The Council of State (Ottoman Turkish: Şûrâ-yı Devlet, شوراى دولت) was the high legislative institution in the Ottoman Empire that corresponds to the present-day Council of State of Turkey. It served between the years 1868 and 1922.

== Early formation ==
The foundations of Şûrâ-yı Devlet can be traced back to the Supreme Council of Judicial Ordinances, established by Sultan Mahmud II in 1837. This court laid the groundwork for the current Council of State and the Court of Cassation (Yargıtay). In 1839, with the Edict of Gülhane, the Ottoman people were promised the guarantee of their natural rights, such as life, property, honor, and dignity, regardless of religion or sect. This marked the establishment of the principles of a new legal state, emphasizing the necessity for the administration (state) to adhere to legal rules.

== Division ==
In 1868, during the reign of Sultan Abdulaziz, the Supreme Council of Judicial Ordinances was divided into two institutions: Şûrâ-yı Devlet, responsible in name and function of a Council of State, and the Council of Judicial Regulations [Divan-ı Ahkâmı Adliye], which performed the functions of the Court of Cassation. This separation led to the distinction between the judiciary and the legislature. The Council of State was assigned two roles: preparing draft laws and resolving administrative disputes. Council of Judicial Regulations, on the other hand, was solely responsible for the judicial function.

== Inauguration ==
In a speech on May 10, 1868, Sultan Abdulaziz officially inaugurated the working of the Council of State. Its duties included examining and organizing regulations and ordinances, examining public interests, overseeing the government and individuals' activities related to the state's affairs, and implementing judicial proceedings.

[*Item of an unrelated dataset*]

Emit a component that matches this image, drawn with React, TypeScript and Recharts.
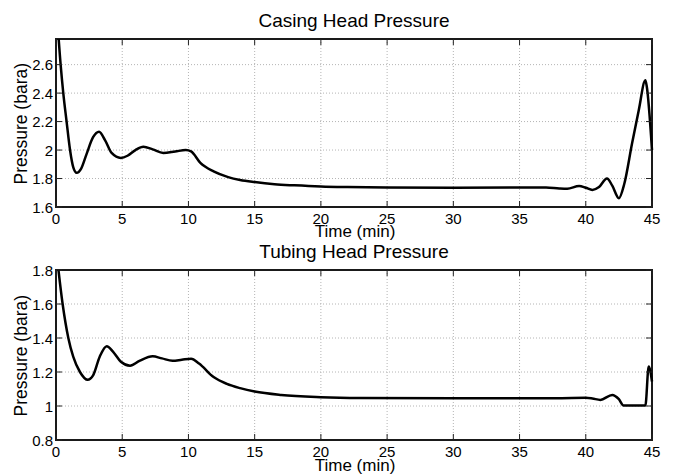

However, with the enactment of the 1876 Ottoman Constitution, the jurisdiction of the Council of State became significantly limited as the resolution of "disputes between the government and individuals" was transferred to general courts.

== Closure ==
After serving for 54 years during the Ottoman period, the Council of State came to an end on November 4, 1922, when all central institutions in Istanbul were transferred to the administration of the Grand National Assembly of Turkey (TBMM). The Council of State of the Turkish Republic (Danıştay) was established by Law No. 669 and began its operations on July 6, 1927.